SHORT EXERCISE:
List each line of the data that holds the word "matplotlib".

GIVEN DATA:
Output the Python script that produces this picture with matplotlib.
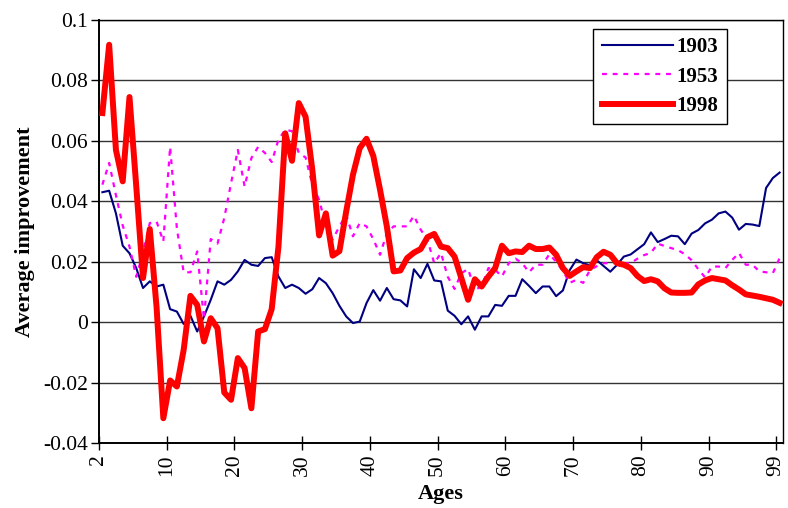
import matplotlib
matplotlib.use("Agg")
import matplotlib.pyplot as plt
import numpy as np

# ---- data, ages 2..99 plotted as 101 categories ----
s1903 = [0.043, 0.0435, 0.036, 0.0253, 0.0228, 0.0179, 0.0113, 0.0135, 0.0118, 0.0124,
         0.0043, 0.0035, -0.0006, 0.0021, -0.0031, 0.0019, 0.0074, 0.0135, 0.0124, 0.014,
         0.0168, 0.0206, 0.019, 0.0186, 0.0212, 0.0215, 0.0151, 0.0113, 0.0124, 0.0113,
         0.0094, 0.0109, 0.0146, 0.0129, 0.0096, 0.0054, 0.0019, -0.0003, 0.0002, 0.0063,
         0.0106, 0.0071, 0.0113, 0.0076, 0.0072, 0.0052, 0.0175, 0.0146, 0.0193, 0.0138,
         0.0135, 0.0038, 0.0021, -0.0007, 0.0019, -0.0025, 0.0019, 0.0019, 0.0057, 0.0054,
         0.0087, 0.0087, 0.0142, 0.012, 0.0096, 0.0118, 0.0118, 0.0086, 0.0105, 0.0172,
         0.0207, 0.0195, 0.0188, 0.0205, 0.0186, 0.0167, 0.019, 0.0217, 0.0224, 0.0241,
         0.0258, 0.0297, 0.0265, 0.0275, 0.0286, 0.0284, 0.0258, 0.0293, 0.0305, 0.0327,
         0.0339, 0.036, 0.0366, 0.0346, 0.0306, 0.0325, 0.0323, 0.0318, 0.0444, 0.0477,
         0.0495]

s1953 = [0.0455, 0.0527, 0.042, 0.032, 0.025, 0.015, 0.023, 0.0328, 0.0333, 0.0267,
         0.058, 0.031, 0.0165, 0.0165, 0.0234, 0.001, 0.0275, 0.026, 0.0345, 0.046,
         0.057, 0.0449, 0.0543, 0.058, 0.056, 0.053, 0.0604, 0.0637, 0.0632, 0.056,
         0.0545, 0.0455, 0.0405, 0.032, 0.0273, 0.0317, 0.0355, 0.0284, 0.0328, 0.0317,
         0.0275, 0.0223, 0.0295, 0.0317, 0.0317, 0.0317, 0.0352, 0.0306, 0.0273, 0.0195,
         0.0229, 0.015, 0.011, 0.0162, 0.0176, 0.0107, 0.0118, 0.0179, 0.0173, 0.0151,
         0.0195, 0.021, 0.0195, 0.0165, 0.019, 0.019, 0.0225, 0.02, 0.017, 0.013,
         0.014, 0.013, 0.0173, 0.0185, 0.0195, 0.0195, 0.0195, 0.0195, 0.0195, 0.021,
         0.0222, 0.0229, 0.026, 0.0252, 0.0245, 0.0238, 0.0225, 0.0205, 0.0175, 0.0148,
         0.0184, 0.0184, 0.0179, 0.0206, 0.0229, 0.019, 0.019, 0.0168, 0.0165, 0.0162,
         0.0212]

s1998 = [0.0692, 0.0918, 0.057, 0.0466, 0.0745, 0.045, 0.0146, 0.0308, 0.005, -0.0318,
         -0.0193, -0.0213, -0.0092, 0.0087, 0.0057, -0.0064, 0.0013, -0.002, -0.0233, -0.0257,
         -0.0119, -0.0152, -0.0285, -0.0031, -0.0023, 0.0043, 0.025, 0.0625, 0.0534, 0.0725,
         0.068, 0.0504, 0.0287, 0.036, 0.022, 0.0235, 0.0366, 0.0488, 0.0576, 0.0607,
         0.055, 0.0438, 0.0317, 0.0168, 0.0171, 0.0212, 0.023, 0.0242, 0.0281, 0.0292,
         0.025, 0.0245, 0.0217, 0.0146, 0.0074, 0.0142, 0.0118, 0.0151, 0.0179, 0.0253,
         0.0228, 0.0234, 0.0232, 0.0253, 0.0242, 0.0242, 0.0247, 0.0223, 0.0179, 0.0153,
         0.0168, 0.0182, 0.0179, 0.0215, 0.0233, 0.0223, 0.0195, 0.019, 0.0179, 0.0153,
         0.0136, 0.0142, 0.0135, 0.0112, 0.0098, 0.0097, 0.0097, 0.0098, 0.0125, 0.0138,
         0.0146, 0.0142, 0.0138, 0.0122, 0.0108, 0.0092, 0.0088, 0.0084, 0.0079, 0.0074,
         0.0064]

tick_labels = ["2", "10", "20", "30", "40", "50", "60", "70", "80", "90", "99"]
y_ticks = [-0.04, -0.02, 0, 0.02, 0.04, 0.06, 0.08, 0.1]
y_tick_labels = ["-0.04", "-0.02", "0", "0.02", "0.04", "0.06", "0.08", "0.1"]

plt.rcParams['font.family'] = ['Liberation Serif', 'DejaVu Serif']

fig = plt.figure(figsize=(7.88, 5.08), dpi=100)
ax = fig.add_axes([99/788, 1-443/508, (783-99)/788, (443-20)/508])

n = len(s1903)
x = np.arange(n) + 0.5

ax.plot(x, s1903, color='#000080', lw=1.5, label='1903', zorder=3)
ax.plot(x, s1953, color='#FF00FF', lw=1.6, dashes=(2.2, 2.6), label='1953', zorder=3)
ax.plot(x, s1998, color='#FF0000', lw=4.3, label='1998', zorder=4)

ax.set_xlim(0, n)
ax.set_ylim(-0.04, 0.1)
ax.set_yticks(y_ticks)
ax.set_yticklabels(y_tick_labels)
ax.set_xticks(np.arange(0, n, 10))
ax.set_xticklabels(tick_labels, rotation=90)

ax.yaxis.grid(True, color='#333333', lw=1.0)
ax.set_axisbelow(True)
for sp in ax.spines.values():
    sp.set_color('black')
    sp.set_linewidth(1.0)
ax.spines['left'].set_linewidth(1.4)
ax.spines['bottom'].set_linewidth(1.4)

ax.tick_params(axis='y', direction='out', length=6, width=1, labelsize=15.5, pad=2)
ax.tick_params(axis='x', direction='inout', length=10, width=1, labelsize=15.5, pad=3)

ax.set_ylabel('Average improvement', fontsize=16, fontweight='bold', labelpad=6)
ax.set_xlabel('Ages', fontsize=16, fontweight='bold', labelpad=6)

leg = ax.legend(loc='upper right', bbox_to_anchor=(727/788, 1-29/508),
                bbox_transform=fig.transFigure, frameon=True, fancybox=False,
                edgecolor='black', framealpha=1, handlelength=3.4,
                prop={'weight': 'bold', 'size': 15}, borderpad=0.4,
                labelspacing=0.45, handletextpad=0.2, borderaxespad=0)
leg.get_frame().set_linewidth(1.0)
leg.set_zorder(10)

fig.savefig('out.png', dpi=100)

RESULT FOR THIS EXERCISE:
Output the Python script that produces this picture with matplotlib.
import matplotlib
matplotlib.use("Agg")
import matplotlib.pyplot as plt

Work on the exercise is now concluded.